(Items from a dataset)
* * *
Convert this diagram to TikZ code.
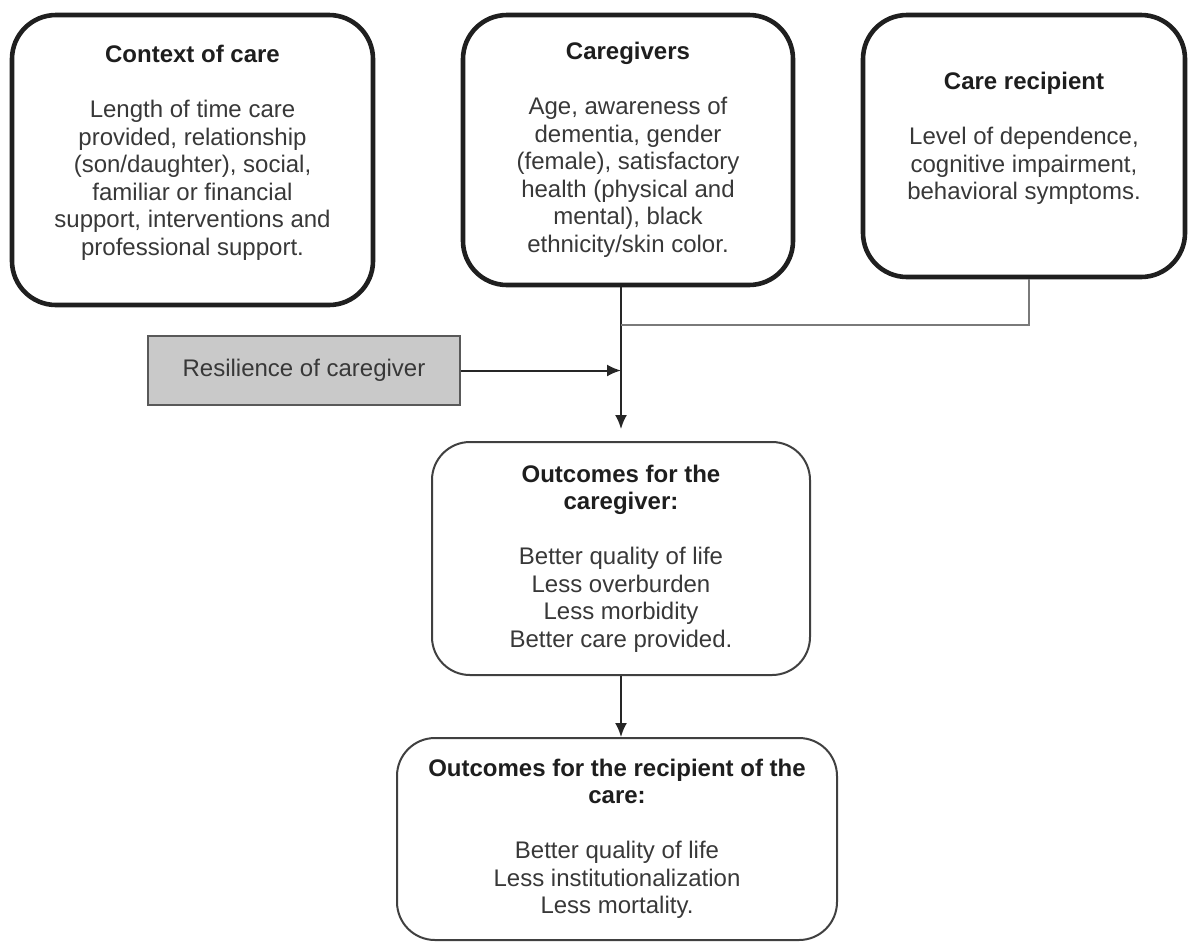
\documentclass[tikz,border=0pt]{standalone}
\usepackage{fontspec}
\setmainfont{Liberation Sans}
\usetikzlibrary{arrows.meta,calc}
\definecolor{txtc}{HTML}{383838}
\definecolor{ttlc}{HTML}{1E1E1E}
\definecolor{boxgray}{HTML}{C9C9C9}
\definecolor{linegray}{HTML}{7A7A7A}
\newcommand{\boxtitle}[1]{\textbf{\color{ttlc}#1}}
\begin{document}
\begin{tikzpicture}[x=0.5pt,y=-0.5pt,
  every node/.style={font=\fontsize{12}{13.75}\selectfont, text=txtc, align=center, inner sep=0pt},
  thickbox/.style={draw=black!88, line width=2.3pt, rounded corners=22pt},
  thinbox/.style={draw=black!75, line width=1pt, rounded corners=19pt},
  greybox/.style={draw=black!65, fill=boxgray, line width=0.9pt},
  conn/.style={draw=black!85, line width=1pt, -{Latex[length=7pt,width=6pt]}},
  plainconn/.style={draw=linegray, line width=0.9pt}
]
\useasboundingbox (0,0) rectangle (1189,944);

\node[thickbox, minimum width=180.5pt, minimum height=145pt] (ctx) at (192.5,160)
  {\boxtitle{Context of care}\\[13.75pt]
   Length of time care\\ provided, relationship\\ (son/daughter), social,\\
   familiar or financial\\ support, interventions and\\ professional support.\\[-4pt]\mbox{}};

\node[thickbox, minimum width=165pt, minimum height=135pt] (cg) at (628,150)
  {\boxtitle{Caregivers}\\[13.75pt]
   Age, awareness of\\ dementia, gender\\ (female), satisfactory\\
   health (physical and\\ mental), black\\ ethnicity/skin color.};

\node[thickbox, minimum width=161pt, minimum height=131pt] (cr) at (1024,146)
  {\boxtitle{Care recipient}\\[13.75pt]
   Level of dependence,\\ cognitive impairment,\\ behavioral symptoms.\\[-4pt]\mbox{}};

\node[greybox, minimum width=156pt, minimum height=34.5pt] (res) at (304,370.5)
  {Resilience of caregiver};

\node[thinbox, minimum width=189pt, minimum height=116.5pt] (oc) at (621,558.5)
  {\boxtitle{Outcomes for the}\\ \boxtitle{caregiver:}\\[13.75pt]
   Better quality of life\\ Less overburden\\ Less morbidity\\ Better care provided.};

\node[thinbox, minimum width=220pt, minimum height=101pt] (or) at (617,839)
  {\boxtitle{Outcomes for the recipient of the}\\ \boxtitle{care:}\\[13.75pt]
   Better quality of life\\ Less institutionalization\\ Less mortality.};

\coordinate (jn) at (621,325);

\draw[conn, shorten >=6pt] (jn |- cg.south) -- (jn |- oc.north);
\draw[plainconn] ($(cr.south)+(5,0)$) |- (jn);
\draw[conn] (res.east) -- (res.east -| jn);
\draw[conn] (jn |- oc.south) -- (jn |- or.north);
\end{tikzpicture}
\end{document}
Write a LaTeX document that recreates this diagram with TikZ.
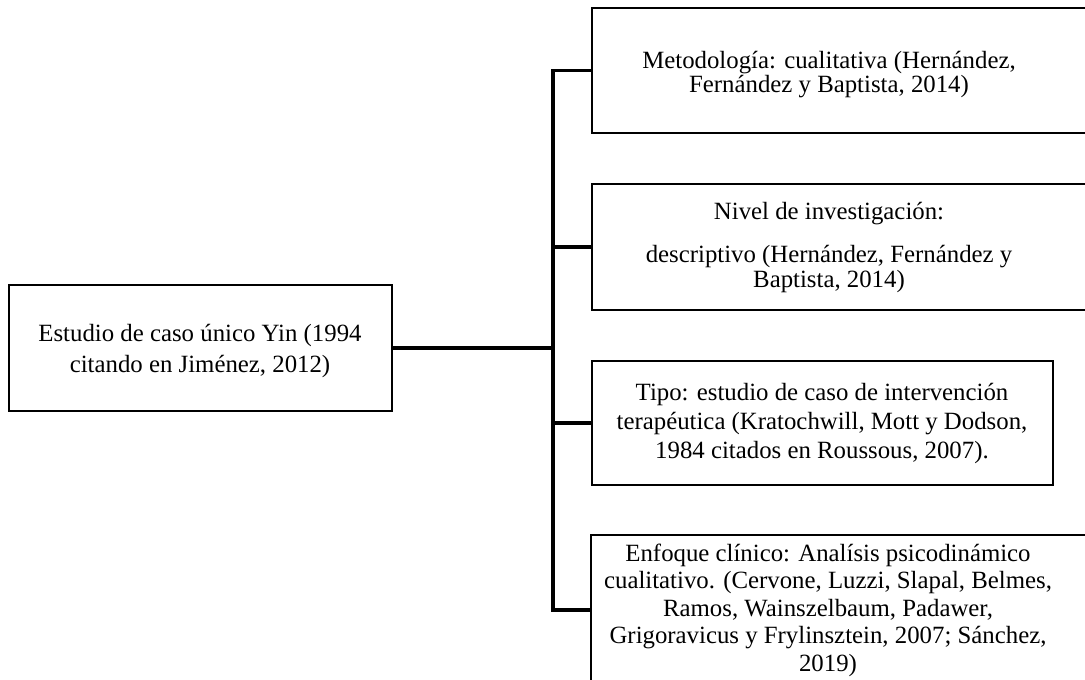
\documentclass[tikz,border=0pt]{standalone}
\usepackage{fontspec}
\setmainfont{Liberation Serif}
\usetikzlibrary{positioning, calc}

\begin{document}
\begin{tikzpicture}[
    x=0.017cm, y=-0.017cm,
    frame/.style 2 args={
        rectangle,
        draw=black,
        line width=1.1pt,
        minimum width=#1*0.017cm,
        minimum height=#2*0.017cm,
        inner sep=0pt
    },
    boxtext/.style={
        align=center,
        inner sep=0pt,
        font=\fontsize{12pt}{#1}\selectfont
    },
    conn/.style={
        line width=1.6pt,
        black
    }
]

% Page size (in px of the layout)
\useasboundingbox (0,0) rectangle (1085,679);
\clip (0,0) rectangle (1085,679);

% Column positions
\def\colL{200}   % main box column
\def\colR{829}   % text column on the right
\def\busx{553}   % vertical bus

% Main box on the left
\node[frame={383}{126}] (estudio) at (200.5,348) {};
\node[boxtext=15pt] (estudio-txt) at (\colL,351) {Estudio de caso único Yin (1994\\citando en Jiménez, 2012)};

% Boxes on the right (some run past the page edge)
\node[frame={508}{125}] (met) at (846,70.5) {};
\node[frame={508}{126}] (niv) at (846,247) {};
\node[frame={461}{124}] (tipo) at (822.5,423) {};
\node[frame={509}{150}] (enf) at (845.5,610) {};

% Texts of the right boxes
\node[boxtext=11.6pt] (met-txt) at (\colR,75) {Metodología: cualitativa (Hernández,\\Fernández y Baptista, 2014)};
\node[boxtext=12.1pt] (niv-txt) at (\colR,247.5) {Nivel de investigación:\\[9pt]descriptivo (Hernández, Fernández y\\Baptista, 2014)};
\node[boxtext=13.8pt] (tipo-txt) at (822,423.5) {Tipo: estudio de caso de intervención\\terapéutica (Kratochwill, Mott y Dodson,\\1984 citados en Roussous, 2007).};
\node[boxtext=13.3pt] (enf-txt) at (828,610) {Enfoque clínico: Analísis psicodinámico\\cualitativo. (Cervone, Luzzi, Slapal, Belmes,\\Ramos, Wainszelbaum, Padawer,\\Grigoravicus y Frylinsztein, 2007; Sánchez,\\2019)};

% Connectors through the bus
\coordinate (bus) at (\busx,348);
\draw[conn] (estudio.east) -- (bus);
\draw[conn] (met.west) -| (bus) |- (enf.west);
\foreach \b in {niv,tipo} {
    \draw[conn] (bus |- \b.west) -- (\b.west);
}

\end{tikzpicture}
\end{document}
* * *
> Set problem: Reproduce all of the data exactly, omitting each picture it holds.

> Problem solution:
Convert this diagram to TikZ code.
\documentclass[tikz,border=0pt]{standalone}
\usepackage{fontspec}
\setmainfont{Liberation Sans}
\usetikzlibrary{arrows.meta,calc}
\definecolor{txtc}{HTML}{383838}
\definecolor{ttlc}{HTML}{1E1E1E}
\definecolor{boxgray}{HTML}{C9C9C9}
\definecolor{linegray}{HTML}{7A7A7A}
\newcommand{\boxtitle}[1]{\textbf{\color{ttlc}#1}}
\begin{document}
\begin{tikzpicture}[x=0.5pt,y=-0.5pt,
  every node/.style={font=\fontsize{12}{13.75}\selectfont, text=txtc, align=center, inner sep=0pt},
  thickbox/.style={draw=black!88, line width=2.3pt, rounded corners=22pt},
  thinbox/.style={draw=black!75, line width=1pt, rounded corners=19pt},
  greybox/.style={draw=black!65, fill=boxgray, line width=0.9pt},
  conn/.style={draw=black!85, line width=1pt, -{Latex[length=7pt,width=6pt]}},
  plainconn/.style={draw=linegray, line width=0.9pt}
]
\useasboundingbox (0,0) rectangle (1189,944);

\node[thickbox, minimum width=180.5pt, minimum height=145pt] (ctx) at (192.5,160)
  {\boxtitle{Context of care}\\[13.75pt]
   Length of time care\\ provided, relationship\\ (son/daughter), social,\\
   familiar or financial\\ support, interventions and\\ professional support.\\[-4pt]\mbox{}};

\node[thickbox, minimum width=165pt, minimum height=135pt] (cg) at (628,150)
  {\boxtitle{Caregivers}\\[13.75pt]
   Age, awareness of\\ dementia, gender\\ (female), satisfactory\\
   health (physical and\\ mental), black\\ ethnicity/skin color.};

\node[thickbox, minimum width=161pt, minimum height=131pt] (cr) at (1024,146)
  {\boxtitle{Care recipient}\\[13.75pt]
   Level of dependence,\\ cognitive impairment,\\ behavioral symptoms.\\[-4pt]\mbox{}};

\node[greybox, minimum width=156pt, minimum height=34.5pt] (res) at (304,370.5)
  {Resilience of caregiver};

\node[thinbox, minimum width=189pt, minimum height=116.5pt] (oc) at (621,558.5)
  {\boxtitle{Outcomes for the}\\ \boxtitle{caregiver:}\\[13.75pt]
   Better quality of life\\ Less overburden\\ Less morbidity\\ Better care provided.};

\node[thinbox, minimum width=220pt, minimum height=101pt] (or) at (617,839)
  {\boxtitle{Outcomes for the recipient of the}\\ \boxtitle{care:}\\[13.75pt]
   Better quality of life\\ Less institutionalization\\ Less mortality.};

\coordinate (jn) at (621,325);

\draw[conn, shorten >=6pt] (jn |- cg.south) -- (jn |- oc.north);
\draw[plainconn] ($(cr.south)+(5,0)$) |- (jn);
\draw[conn] (res.east) -- (res.east -| jn);
\draw[conn] (jn |- oc.south) -- (jn |- or.north);
\end{tikzpicture}
\end{document}
Write a LaTeX document that recreates this diagram with TikZ.
\documentclass[tikz,border=0pt]{standalone}
\usepackage{fontspec}
\setmainfont{Liberation Serif}
\usetikzlibrary{positioning, calc}

\begin{document}
\begin{tikzpicture}[
    x=0.017cm, y=-0.017cm,
    frame/.style 2 args={
        rectangle,
        draw=black,
        line width=1.1pt,
        minimum width=#1*0.017cm,
        minimum height=#2*0.017cm,
        inner sep=0pt
    },
    boxtext/.style={
        align=center,
        inner sep=0pt,
        font=\fontsize{12pt}{#1}\selectfont
    },
    conn/.style={
        line width=1.6pt,
        black
    }
]

% Page size (in px of the layout)
\useasboundingbox (0,0) rectangle (1085,679);
\clip (0,0) rectangle (1085,679);

% Column positions
\def\colL{200}   % main box column
\def\colR{829}   % text column on the right
\def\busx{553}   % vertical bus

% Main box on the left
\node[frame={383}{126}] (estudio) at (200.5,348) {};
\node[boxtext=15pt] (estudio-txt) at (\colL,351) {Estudio de caso único Yin (1994\\citando en Jiménez, 2012)};

% Boxes on the right (some run past the page edge)
\node[frame={508}{125}] (met) at (846,70.5) {};
\node[frame={508}{126}] (niv) at (846,247) {};
\node[frame={461}{124}] (tipo) at (822.5,423) {};
\node[frame={509}{150}] (enf) at (845.5,610) {};

% Texts of the right boxes
\node[boxtext=11.6pt] (met-txt) at (\colR,75) {Metodología: cualitativa (Hernández,\\Fernández y Baptista, 2014)};
\node[boxtext=12.1pt] (niv-txt) at (\colR,247.5) {Nivel de investigación:\\[9pt]descriptivo (Hernández, Fernández y\\Baptista, 2014)};
\node[boxtext=13.8pt] (tipo-txt) at (822,423.5) {Tipo: estudio de caso de intervención\\terapéutica (Kratochwill, Mott y Dodson,\\1984 citados en Roussous, 2007).};
\node[boxtext=13.3pt] (enf-txt) at (828,610) {Enfoque clínico: Analísis psicodinámico\\cualitativo. (Cervone, Luzzi, Slapal, Belmes,\\Ramos, Wainszelbaum, Padawer,\\Grigoravicus y Frylinsztein, 2007; Sánchez,\\2019)};

% Connectors through the bus
\coordinate (bus) at (\busx,348);
\draw[conn] (estudio.east) -- (bus);
\draw[conn] (met.west) -| (bus) |- (enf.west);
\foreach \b in {niv,tipo} {
    \draw[conn] (bus |- \b.west) -- (\b.west);
}

\end{tikzpicture}
\end{document}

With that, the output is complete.